The idea for Coffee Trade emerged from necessity. I had recently been picked to teach our research and negotiations class for senior supply chain students. As with all my courses, I was considering how to create an interactive component for the class. This accompanied a realization that our business students lacked real-world negotiation experience. Yet, many of them would be asked to negotiate for their soon-to-be employer. As well, our industrial advisor board stated that new recruits lacked an understanding of contracts, a cornerstone of many buyer-supplier relationships.
Negotiation Through Contracts
All of this inspired me to create a simulation, one where agreements would be made student-to-student, rather than student-to-computer. That was more realistic, but also challenging because many of the student negotiations were to occur outside of class.
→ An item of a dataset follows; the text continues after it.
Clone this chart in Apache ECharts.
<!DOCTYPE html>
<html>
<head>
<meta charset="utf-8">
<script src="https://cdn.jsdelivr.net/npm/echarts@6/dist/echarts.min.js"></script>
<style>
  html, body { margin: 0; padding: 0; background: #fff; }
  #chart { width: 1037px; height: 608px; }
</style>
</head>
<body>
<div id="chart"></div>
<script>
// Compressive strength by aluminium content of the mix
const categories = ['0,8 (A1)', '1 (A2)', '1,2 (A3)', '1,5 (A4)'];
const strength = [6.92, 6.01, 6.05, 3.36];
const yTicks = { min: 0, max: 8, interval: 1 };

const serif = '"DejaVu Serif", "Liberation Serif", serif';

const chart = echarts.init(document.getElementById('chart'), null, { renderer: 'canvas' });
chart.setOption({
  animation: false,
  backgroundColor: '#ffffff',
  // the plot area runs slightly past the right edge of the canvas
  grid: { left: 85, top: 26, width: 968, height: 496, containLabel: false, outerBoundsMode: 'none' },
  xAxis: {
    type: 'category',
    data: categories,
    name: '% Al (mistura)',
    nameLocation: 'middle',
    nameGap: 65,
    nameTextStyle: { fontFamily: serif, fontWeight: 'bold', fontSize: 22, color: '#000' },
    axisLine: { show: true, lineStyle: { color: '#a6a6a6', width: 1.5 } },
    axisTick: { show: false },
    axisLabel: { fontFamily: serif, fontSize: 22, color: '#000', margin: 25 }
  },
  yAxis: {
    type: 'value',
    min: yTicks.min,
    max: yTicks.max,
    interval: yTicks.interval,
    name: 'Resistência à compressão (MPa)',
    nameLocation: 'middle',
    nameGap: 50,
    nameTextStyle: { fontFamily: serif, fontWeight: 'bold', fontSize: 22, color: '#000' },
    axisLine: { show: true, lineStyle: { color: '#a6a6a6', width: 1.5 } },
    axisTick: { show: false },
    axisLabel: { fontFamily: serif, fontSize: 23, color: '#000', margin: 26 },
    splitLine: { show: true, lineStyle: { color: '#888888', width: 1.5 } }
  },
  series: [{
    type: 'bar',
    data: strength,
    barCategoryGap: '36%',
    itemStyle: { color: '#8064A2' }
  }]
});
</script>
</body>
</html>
The simulation, therefore, required a communication tool as well as a contracting tool. Relationships were also key to emphasize, so the simulation had to run multiple rounds, keep track of results, and allow everyone to experience both buyer and supplier roles. A simple thing had become complicated.
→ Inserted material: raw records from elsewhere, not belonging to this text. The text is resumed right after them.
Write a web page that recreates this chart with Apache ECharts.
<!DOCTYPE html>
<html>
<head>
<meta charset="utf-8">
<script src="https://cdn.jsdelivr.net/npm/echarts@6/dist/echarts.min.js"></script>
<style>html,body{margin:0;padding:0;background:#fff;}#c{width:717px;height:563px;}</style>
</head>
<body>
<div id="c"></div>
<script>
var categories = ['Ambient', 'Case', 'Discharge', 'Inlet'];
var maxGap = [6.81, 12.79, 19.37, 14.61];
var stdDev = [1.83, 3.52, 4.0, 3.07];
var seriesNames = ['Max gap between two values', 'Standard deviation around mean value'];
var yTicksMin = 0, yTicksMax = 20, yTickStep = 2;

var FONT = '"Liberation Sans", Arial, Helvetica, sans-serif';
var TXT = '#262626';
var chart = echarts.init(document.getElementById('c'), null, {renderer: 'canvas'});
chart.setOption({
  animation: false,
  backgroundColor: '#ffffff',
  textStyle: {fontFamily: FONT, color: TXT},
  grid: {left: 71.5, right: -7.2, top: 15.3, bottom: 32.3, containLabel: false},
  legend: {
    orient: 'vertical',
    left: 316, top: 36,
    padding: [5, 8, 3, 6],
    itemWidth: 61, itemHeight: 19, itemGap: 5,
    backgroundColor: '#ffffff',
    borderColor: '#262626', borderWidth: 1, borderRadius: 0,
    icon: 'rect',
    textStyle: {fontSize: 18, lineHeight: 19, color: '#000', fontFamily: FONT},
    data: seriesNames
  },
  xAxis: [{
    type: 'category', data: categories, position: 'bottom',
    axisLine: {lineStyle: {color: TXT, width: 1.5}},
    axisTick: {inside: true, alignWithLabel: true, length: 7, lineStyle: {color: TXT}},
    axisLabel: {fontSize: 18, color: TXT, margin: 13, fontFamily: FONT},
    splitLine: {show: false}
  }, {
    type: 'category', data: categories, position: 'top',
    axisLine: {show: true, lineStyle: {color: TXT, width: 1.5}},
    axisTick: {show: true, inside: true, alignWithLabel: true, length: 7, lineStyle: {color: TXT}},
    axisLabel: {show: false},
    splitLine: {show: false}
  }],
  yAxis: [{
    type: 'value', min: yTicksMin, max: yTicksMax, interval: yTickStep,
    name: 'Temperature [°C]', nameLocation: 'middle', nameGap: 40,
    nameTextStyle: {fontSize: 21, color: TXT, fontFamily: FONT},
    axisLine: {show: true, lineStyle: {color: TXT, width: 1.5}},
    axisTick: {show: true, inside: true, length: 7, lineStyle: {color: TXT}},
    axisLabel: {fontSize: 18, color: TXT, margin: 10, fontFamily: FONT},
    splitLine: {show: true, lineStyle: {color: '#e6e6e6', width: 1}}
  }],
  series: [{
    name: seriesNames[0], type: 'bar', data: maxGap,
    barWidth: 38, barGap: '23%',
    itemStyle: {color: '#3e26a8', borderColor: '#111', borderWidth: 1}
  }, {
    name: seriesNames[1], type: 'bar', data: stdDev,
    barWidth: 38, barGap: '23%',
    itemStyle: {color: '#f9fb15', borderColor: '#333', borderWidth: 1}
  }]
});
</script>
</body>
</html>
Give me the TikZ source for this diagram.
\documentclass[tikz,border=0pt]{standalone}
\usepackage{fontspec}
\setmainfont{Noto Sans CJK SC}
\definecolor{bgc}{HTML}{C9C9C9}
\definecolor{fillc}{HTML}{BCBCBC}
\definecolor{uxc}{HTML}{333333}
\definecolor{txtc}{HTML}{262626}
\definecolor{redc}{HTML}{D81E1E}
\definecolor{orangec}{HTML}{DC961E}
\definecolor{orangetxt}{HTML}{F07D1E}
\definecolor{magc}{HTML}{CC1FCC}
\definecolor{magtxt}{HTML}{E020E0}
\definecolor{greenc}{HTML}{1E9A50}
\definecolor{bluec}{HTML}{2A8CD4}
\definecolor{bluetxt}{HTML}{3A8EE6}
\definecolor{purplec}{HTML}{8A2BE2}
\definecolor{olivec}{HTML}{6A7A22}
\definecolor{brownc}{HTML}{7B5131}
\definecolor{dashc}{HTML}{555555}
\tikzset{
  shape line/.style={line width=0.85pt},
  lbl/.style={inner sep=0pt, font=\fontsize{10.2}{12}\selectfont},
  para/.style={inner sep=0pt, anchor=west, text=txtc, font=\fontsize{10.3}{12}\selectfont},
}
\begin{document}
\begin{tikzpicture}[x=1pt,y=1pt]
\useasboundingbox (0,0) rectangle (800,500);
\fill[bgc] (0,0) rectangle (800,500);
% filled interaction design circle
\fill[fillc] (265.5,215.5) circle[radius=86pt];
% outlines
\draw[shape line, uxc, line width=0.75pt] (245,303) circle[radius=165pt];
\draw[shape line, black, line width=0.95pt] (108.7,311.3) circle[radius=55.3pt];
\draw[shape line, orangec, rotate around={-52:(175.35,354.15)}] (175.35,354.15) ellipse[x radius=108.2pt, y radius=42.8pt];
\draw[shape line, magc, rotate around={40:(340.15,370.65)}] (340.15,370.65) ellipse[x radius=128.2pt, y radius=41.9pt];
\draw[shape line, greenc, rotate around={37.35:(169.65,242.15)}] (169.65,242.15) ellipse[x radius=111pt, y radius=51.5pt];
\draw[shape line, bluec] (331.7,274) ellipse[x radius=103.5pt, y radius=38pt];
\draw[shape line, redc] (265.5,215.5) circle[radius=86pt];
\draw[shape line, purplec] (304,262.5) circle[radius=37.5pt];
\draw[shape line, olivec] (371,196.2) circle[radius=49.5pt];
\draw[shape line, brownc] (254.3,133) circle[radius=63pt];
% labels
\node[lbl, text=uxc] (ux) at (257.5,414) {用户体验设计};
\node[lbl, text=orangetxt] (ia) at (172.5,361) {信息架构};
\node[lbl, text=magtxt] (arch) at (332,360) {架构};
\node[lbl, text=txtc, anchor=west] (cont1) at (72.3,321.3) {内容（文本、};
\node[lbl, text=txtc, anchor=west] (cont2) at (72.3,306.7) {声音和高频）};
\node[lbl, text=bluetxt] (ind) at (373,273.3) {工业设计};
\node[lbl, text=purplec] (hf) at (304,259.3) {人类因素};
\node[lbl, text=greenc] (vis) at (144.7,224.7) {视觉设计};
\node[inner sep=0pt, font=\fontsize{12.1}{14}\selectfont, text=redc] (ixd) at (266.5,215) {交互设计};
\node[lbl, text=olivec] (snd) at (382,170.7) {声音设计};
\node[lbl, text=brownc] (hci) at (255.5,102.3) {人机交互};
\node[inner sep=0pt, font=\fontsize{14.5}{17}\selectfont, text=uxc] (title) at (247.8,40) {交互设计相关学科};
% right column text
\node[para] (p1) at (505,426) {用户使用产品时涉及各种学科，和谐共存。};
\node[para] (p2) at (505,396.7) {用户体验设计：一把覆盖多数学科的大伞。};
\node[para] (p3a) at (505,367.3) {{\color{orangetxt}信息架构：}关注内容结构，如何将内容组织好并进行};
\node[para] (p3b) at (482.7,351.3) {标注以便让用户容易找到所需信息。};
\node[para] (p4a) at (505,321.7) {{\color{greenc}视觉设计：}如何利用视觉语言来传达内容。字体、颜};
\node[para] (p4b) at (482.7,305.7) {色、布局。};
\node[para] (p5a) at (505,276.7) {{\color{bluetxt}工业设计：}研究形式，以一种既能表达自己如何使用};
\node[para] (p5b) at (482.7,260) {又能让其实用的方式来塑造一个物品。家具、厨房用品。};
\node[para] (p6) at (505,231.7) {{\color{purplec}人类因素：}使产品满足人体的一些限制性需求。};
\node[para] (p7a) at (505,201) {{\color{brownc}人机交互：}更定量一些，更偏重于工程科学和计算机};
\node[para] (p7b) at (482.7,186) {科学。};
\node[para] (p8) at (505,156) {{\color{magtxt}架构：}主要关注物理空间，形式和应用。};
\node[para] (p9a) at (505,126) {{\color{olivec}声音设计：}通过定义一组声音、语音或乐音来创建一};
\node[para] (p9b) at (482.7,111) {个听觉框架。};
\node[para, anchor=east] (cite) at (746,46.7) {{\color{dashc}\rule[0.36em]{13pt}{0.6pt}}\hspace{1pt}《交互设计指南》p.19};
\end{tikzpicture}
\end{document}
Working with my doctoral student at the time, Sining Song, we developed the first iteration, with students buying and selling “alphas”, “betas”, and “gammas”. A mish-mash of platforms were forced to work together. Each served a separate purpose: Blackboard© allowed the communication, Digital Purchase Order© created the contracts, Excel© crunched the numbers, and Word© mail merged the results. It was cumbersome, time consuming, fraught with errors, and, surprisingly, it worked! The students enjoyed it. But something had to change.
While explaining the game to my then fiancé, she kept wondering what was actually being sold. What is an “alpha”? My weak, abstract explanation led to a conversation that eventually allowed the idea of the coffee bean industry to emerge. It has multiple stages – from harvesting, to roasting, to blending – that allowed many roles. It has a great variety of types and grades to give complexity. It is something that dreary-eyed supply chain students know well. I even was able to create multiple story lines about moldy beans and unhappy baristas. Contracts needed quality warrantees and remedies had to be made. With the help of more grad students, the second iteration was complete! But it still was too much work.
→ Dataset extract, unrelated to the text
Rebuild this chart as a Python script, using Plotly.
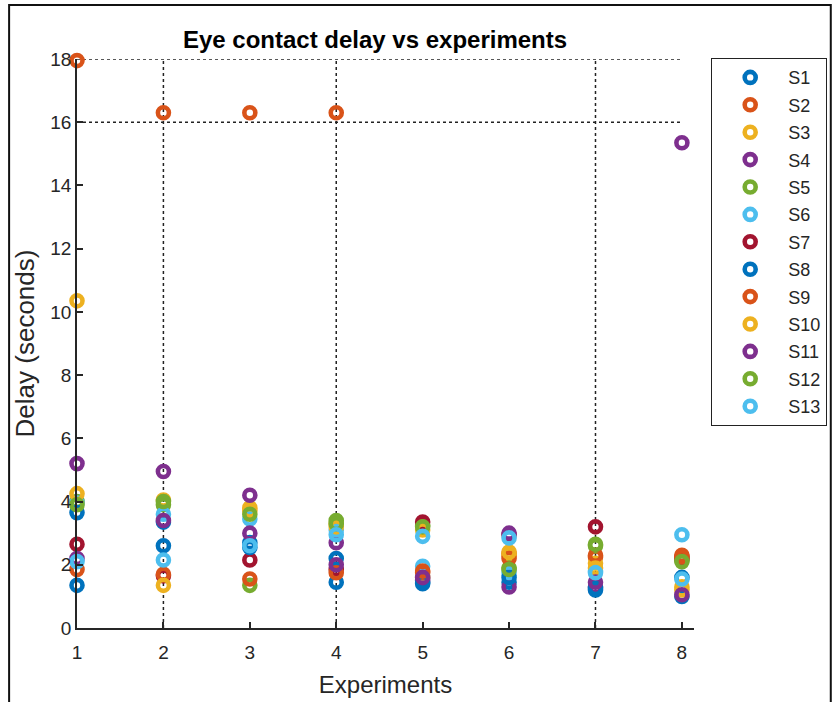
import plotly.graph_objects as go

# Experiment index on the x axis
experiments = [1, 2, 3, 4, 5, 6, 7, 8]

# Eye contact delay (seconds) per subject, one value per experiment
S1 = [1.35, 3.35, 2.70, 1.45, 1.40, 1.45, 1.20, 1.60]
S2 = [17.95, 16.30, 16.30, 16.30, 1.75, 2.35, 2.25, 2.30]
S3 = [10.35, 4.05, 3.80, 3.30, 1.60, 2.30, 2.05, 1.30]
S4 = [5.20, 4.95, 4.20, 2.70, 1.50, 1.30, 1.30, 15.35]
S5 = [4.00, 3.90, 1.35, 3.40, 3.25, 1.90, 2.60, 2.15]
S6 = [3.95, 3.60, 3.45, 3.10, 1.95, 1.75, 1.80, 2.95]
S7 = [2.65, 1.65, 2.15, 1.85, 3.35, 2.95, 3.20, 2.20]
S8 = [3.65, 2.60, 2.55, 2.20, 1.45, 1.60, 1.25, 1.00]
S9 = [1.85, 1.70, 1.55, 1.75, 1.80, 2.20, 2.30, 2.25]
S10 = [4.25, 1.35, 3.70, 3.20, 3.10, 2.40, 1.90, 1.20]
S11 = [2.20, 3.40, 3.00, 2.00, 1.60, 3.00, 1.45, 1.05]
S12 = [3.90, 4.00, 3.60, 3.30, 3.20, 1.85, 2.65, 2.10]
S13 = [2.10, 2.15, 2.60, 2.95, 2.90, 2.85, 1.75, 1.55]

subject_names = ["S1", "S2", "S3", "S4", "S5", "S6", "S7",
                 "S8", "S9", "S10", "S11", "S12", "S13"]
subject_values = [S1, S2, S3, S4, S5, S6, S7, S8, S9, S10, S11, S12, S13]

# Dotted reference lines
ref_y_levels = [16, 18]
ref_x_positions = [2, 4, 7]

y_ticks = [0, 2, 4, 6, 8, 10, 12, 14, 16, 18]

palette = ["#0072BD", "#D95319", "#EDB120", "#7E2F8E",
           "#77AC30", "#4DBEEE", "#A2142F"]

FONT = "Liberation Sans, Arial, sans-serif"
INK = "#262626"

fig = go.Figure()
for i, (name, vals) in enumerate(zip(subject_names, subject_values)):
    c = palette[i % len(palette)]
    fig.add_trace(go.Scatter(
        x=experiments, y=vals, mode="markers", name=name,
        legendgroup=name,
        cliponaxis=False,
        marker=dict(symbol="circle-open", size=11, color=c,
                    line=dict(width=4.6, color=c)),
    ))

# Plot-area geometry (pixels)
L, T, W, H = 77, 59, 618, 569
FIG_W, FIG_H = 838, 702

shapes = []
for yv in ref_y_levels:
    shapes.append(dict(type="line", xref="x", yref="y", x0=1, x1=8, y0=yv, y1=yv,
                       line=dict(color="#222222", width=1.5, dash="dot"), layer="below"))
for xv in ref_x_positions:
    shapes.append(dict(type="line", xref="x", yref="y", x0=xv, x1=xv, y0=0, y1=18,
                       line=dict(color="#222222", width=1.5, dash="dot"), layer="below"))

# Outer frame around the whole figure
def px_to_paper_x(px):
    return (px - L) / W

def px_to_paper_y(py):
    return (T + H - py) / H

shapes.append(dict(type="rect", xref="paper", yref="paper",
                   x0=px_to_paper_x(9), x1=px_to_paper_x(832),
                   y0=px_to_paper_y(712), y1=px_to_paper_y(5),
                   line=dict(color="#111111", width=2), fillcolor="rgba(0,0,0,0)"))

fig.update_layout(
    width=FIG_W, height=FIG_H,
    margin=dict(l=L, r=FIG_W - L - W, t=T, b=FIG_H - T - H),
    paper_bgcolor="white", plot_bgcolor="white",
    font=dict(family=FONT, color=INK, size=18),
    title=dict(text="<b>Eye contact delay vs experiments</b>",
               x=375 / FIG_W, xref="container", xanchor="center",
               y=1 - 40 / FIG_H, yref="container", yanchor="middle",
               font=dict(family=FONT, size=24, color="#000000")),
    shapes=shapes,
    showlegend=True,
    legend=dict(x=px_to_paper_x(711), xanchor="left",
                y=1 + 1 / H, yanchor="top",
                bordercolor="#222222", borderwidth=1.2,
                bgcolor="white", tracegroupgap=1, maxheight=600,
                font=dict(family=FONT, size=18, color=INK),
                itemwidth=66),
)

fig.update_xaxes(range=[1, 8.14], tickmode="array", tickvals=experiments,
                 ticks="inside", ticklen=6, tickwidth=1.5, tickcolor=INK,
                 showline=True, linecolor=INK, linewidth=1.5,
                 showgrid=False, zeroline=False, automargin=False,
                 ticklabelstandoff=6,
                 tickfont=dict(size=19, color=INK),
                 title=dict(text="Experiments", font=dict(size=24, color=INK), standoff=15))
fig.update_yaxes(range=[0, 18], tickmode="array", tickvals=y_ticks,
                 ticks="inside", ticklen=6, tickwidth=1.5, tickcolor=INK,
                 showline=True, linecolor=INK, linewidth=1.5,
                 showgrid=False, zeroline=False, automargin=False,
                 tickfont=dict(size=19, color=INK),
                 title=dict(text="Delay (seconds)", font=dict(size=26, color=INK), standoff=8))

fig.write_html("out.html")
Luckily, our department chair, John Fowler, along with support from our advisor board, decided to support hiring programmer for an online, self-contained simulation. This was exciting, but where to go? We looked and looked and finally found Forio™, a group that has successfully built business training simulations through its Epicenter© platform for Harvard, Stanford, and others. With time pressures mounting and budget squeezing, the team at Forio worked with me to iron-out all my convoluted ideas and get the simulation done. The launch in 2015 was a great success with even more enthusiasm from students. Of course, refinements have been needed. As a result, we are now on Coffee Trade 4.0!
The journey continues. To date, thousands have played Coffee Trade. Other schools are signing up to use Coffee Trade, companies are leveraging it for their internal development, and doctoral students are using it for experimentation research. Through Coffee Trade, for instance, research has discovered import negotiation ramifications of text-based versus video-based negotiations. We’re creating more and more versions to highlight such things as multi-party negotiations, dispute resolution techniques, relationship management practices, and more. The coffee business is good for the education business. Without the help of all the people mentioned above, Coffee Trade would not be the fun, interactive, and educational tool that it is today.
Thomas Kull is an associate professor in the department of Supply Chain Management at the W.P. Carey School of Business, Arizona State University. He is also co-director of the school’s Supply Chain Experiential Methods and Applications (SCEMA) lab.